Frank and Joey hoisted him out and up by the armpits and began to walk him back to the bench. Sha
ne, catching sight of a packet of cigarettes on the table, wriggled Joey and Frank off and sidestepped to pick the packet up. It had been floating in spilt drinks. The cigarette that was in it was sodden and split. Shane stood shivering for a moment looking at it. He slammed his hands down on the table, bent forward towards the wall and screwed up his eyes.
‘ALL I FUCKING WANT IS A FUCKING CIGARETTE!’ he shouted. His voice had gone and he was crying. ‘CAN’T YOU UNDERSTAND ALL I FUCKING WANT IS A FUCKING CIGARETTE!’
‘Here!’ Andrew shouted, digging into his kimono pocket. ‘Have a fucking cigarette!’
He brought out his packet and, one by one, pelted Shane with all the cigarettes there were in it. Shane tried to catch some of them but they tumbled through his fingers and rolled across the carpet, under the sink, under the bench. He gave up trying and stood as they hit him in his bleeding mouth, in his eyes and bounced off his chest.
Charlie Malcolm and Lees came in to take Shane back to the hotel. We watched in silence as they helped him out of the dressing room. Charlie handed him a cigarette and lit it for him. When they had gone we started to try and talk about something else but it was no use.
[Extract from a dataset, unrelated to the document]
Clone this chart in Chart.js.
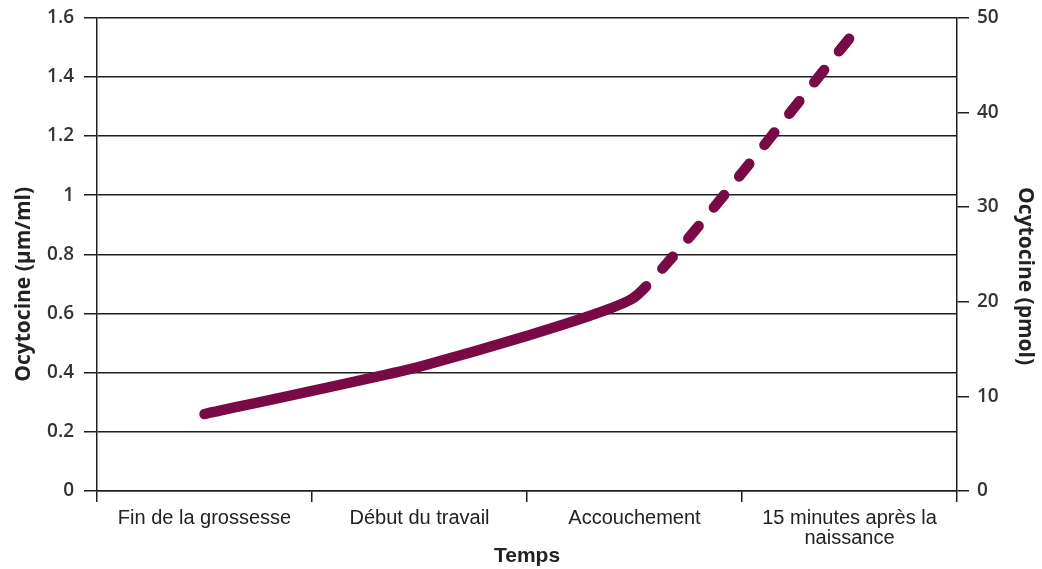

Charlie Malcolm and Charlie McLennan husbanded Shane through the rest of the tour. During the day the former watered down his drinks. In the evenings, before each of the remaining gigs, the latter ushered Shane into an empty room and locked the door behind them. A grim lassitude descended on us. We were desperate to get home, ruefully counting the days until we could be rid of Shane, however temporarily, full of fear for the future.
Thirty
In the third week of June, four months after coming back from Australia, I packed up my clothes, a couple of instruments, notebooks and my typewriter, and headed out on the Great Western Railway past Oxford and across the Severn, to record at Rockfield Studios. Rockfield was a refurbished farmhouse a couple of miles outside Monmouth. Not only had the likes of Van der Graaf Generator, Hawkwind and Black Sabbath made records there, but also it was where ‘Bohemian Rhapsody’ had been recorded.
Charlie McLennan picked me up from Newport railway station. We sped up the A449 to Monmouth. He sat nibbling the fingers of one hand. His other lolled on the steering wheel. Neither of us spoke much. Charlie wasn’t a person for talking. Charlie went about his life seemingly sealed off from what was going on around him, his blue eyes absent, inwardly focused, preoccupied with some business or other, his layered blond hair carefully coiffed.